Busch, driver of the No. 18 Z-Line Designs Toyota Camry for Joe Gibbs Racing (JGR), finished .697 of a second behind Edwards en route to his 15th top-five finish in 18 Nationwide Series races in 2011.

“I guess it was a good race,” Busch said. “The track didn’t widen out like we always, normally expect it to do here. There didn’t seem to be a very good middle or top side. Everybody was kind of fighting for the bottom and trying to run that yellow line around the racetrack. Hard to pass guys in that case when you try to get up behind them and you’re slipping and sliding already and such on edge that when you get three or four car lengths behind them and lose more downforce, then you’re sliding even worse.”

After starting third, Busch worked his way through the field and took the lead for the first time on lap 44. He led six times for 31 laps and was in the top-five for nearly the entire event.

With 20 laps remaining, Busch was in fourth when the green flag was displayed for the final time in the 195-lap event.

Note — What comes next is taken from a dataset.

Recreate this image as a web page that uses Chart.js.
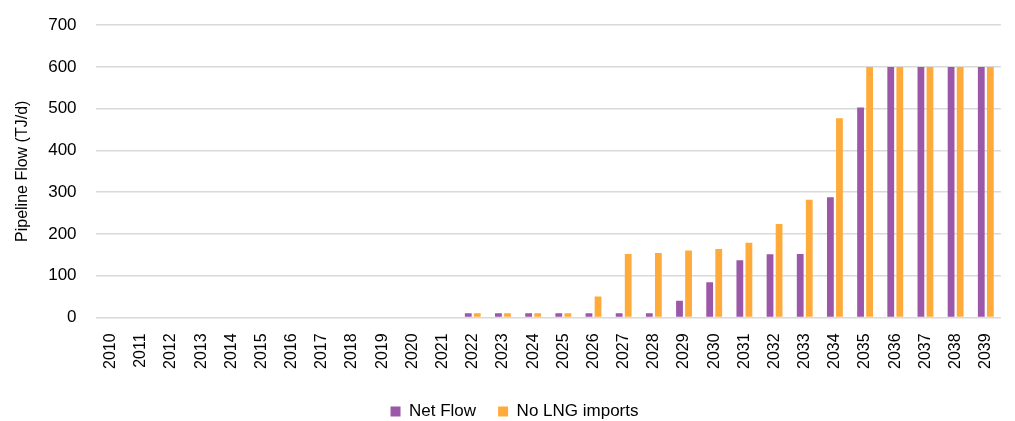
<!DOCTYPE html>
<html>
<head>
<meta charset="utf-8">
<script src="https://cdn.jsdelivr.net/npm/chart.js@4/dist/chart.umd.min.js"></script>
<style>
  html, body { margin: 0; padding: 0; background: #fff; }
  #wrap { width: 1015px; height: 421px; }
</style>
</head>
<body>
<div id="wrap"><canvas id="flowChart"></canvas></div>
<script>
const years = ['2010','2011','2012','2013','2014','2015','2016','2017','2018','2019',
               '2020','2021','2022','2023','2024','2025','2026','2027','2028','2029',
               '2030','2031','2032','2033','2034','2035','2036','2037','2038','2039'];

// TJ/d
const netFlow = [0,0,0,0,0,0,0,0,0,0,
                 0,0,10,10,10,10,10,10,10,40,
                 84,137,151,152,288,503,600,600,600,600];
const noLngImports = [0,0,0,0,0,0,0,0,0,0,
                      0,0,10,10,10,10,50,152,154,160,
                      164,179,224,282,477,600,600,600,600,600];

const yTicks = [0, 100, 200, 300, 400, 500, 600, 700];

const family = 'Liberation Sans, Arial, sans-serif';

new Chart(document.getElementById('flowChart'), {
    type: 'bar',
    data: {
        labels: years,
        datasets: [{
            label: 'Net Flow',
            data: netFlow,
            backgroundColor: '#9b57a8',
            categoryPercentage: 0.6,
            barPercentage: 0.75
        }, {
            label: 'No LNG imports',
            data: noLngImports,
            backgroundColor: '#ffab3b',
            categoryPercentage: 0.6,
            barPercentage: 0.75
        }]
    },
    options: {
        responsive: true,
        maintainAspectRatio: false,
        animation: false,
        layout: { padding: { top: 0, right: 0, left: 14, bottom: -9 } },
        plugins: {
            legend: {
                position: 'bottom',
                labels: {
                    color: '#000', font: { family: family, size: 17 },
                    boxWidth: 10, boxHeight: 10, padding: 22
                }
            },
            tooltip: { enabled: false }
        },
        scales: {
            x: {
                // invisible tick marks only give the labels their gap
                grid: { color: 'transparent', drawOnChartArea: false, tickLength: 6 },
                border: { display: false },
                ticks: {
                    color: '#000', font: { family: family, size: 16 },
                    minRotation: 90, maxRotation: 90, autoSkip: false, padding: 10
                },
                afterFit: axis => { axis.height += 2; }
            },
            y: {
                min: 0,
                max: 700,
                afterBuildTicks: axis => { axis.ticks = yTicks.map(v => ({ value: v })); },
                grid: { color: '#d9d9d9', lineWidth: 1.5, tickColor: 'transparent', tickLength: 4 },
                border: { display: false },
                ticks: { color: '#000', font: { family: family, size: 17 }, padding: 15 },
                title: {
                    display: true, text: 'Pipeline Flow (TJ/d)', color: '#000',
                    font: { family: family, size: 16 }, padding: { top: -1, bottom: 1 }
                }
            }
        }
    }
});
</script>
</body>
</html>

He quickly passed Kasey Kahne for third and by lap 181 found himself in a fierce battle with Ricky Stenhouse Jr., for second. Once he cleared Stenhouse on lap 185, Busch set his sights on Edwards, but didn’t have enough at the end to run the Roush Fenway Racing driver down.

“Certainly was an exciting race there for a little while on restarts,” Busch said. “You would run back and forth and dive bomb guys and get on their outside, their inside and once it kind of single files out then it’s tough to go. You can see the cars that are free to start with kind of go to the front and then the guys that have better long-run cars kind of come up through. I felt like we were one of the long-run cars that certainly got better with laps. Just didn’t have enough on the front side. If we had enough on the front side and enough on the back side then we would have been the best car here. The Z-Line Designs Camry just wasn’t quite what it needed to be, but was close and we gave them a run for their money.”

There are 23 tracks in North America that will host a Nationwide race during the 2011 season and Busch has won at all but four of them. He has never competed at one of those four tracks – Road America in Elkhart Lake, Wis. – and he only ran the Circuit Gilles Villeneuve road course in Montreal once, when he finished 10th in 2009. That leaves Las Vegas Motor Speedway, the road course at Watkins Glen (N.Y.) International and Atlanta as circuits he has competed at more than once, yet not scored a Nationwide victory.

He has four runner-up finishes in Nationwide Series races at Atlanta, including three consecutive second-place results.

“One of these days we’ll get one here,” Busch said. “I want to win wherever we go and we’ve come close at Atlanta. We’ll get one at some point.”

Busch’s JGR teammates – rookie Ryan Truex, driver of the No. 20 Toyota Camry and Brian Scott, driver of the No. 11 Toyota Camry – finished 11th and 12th, respectively.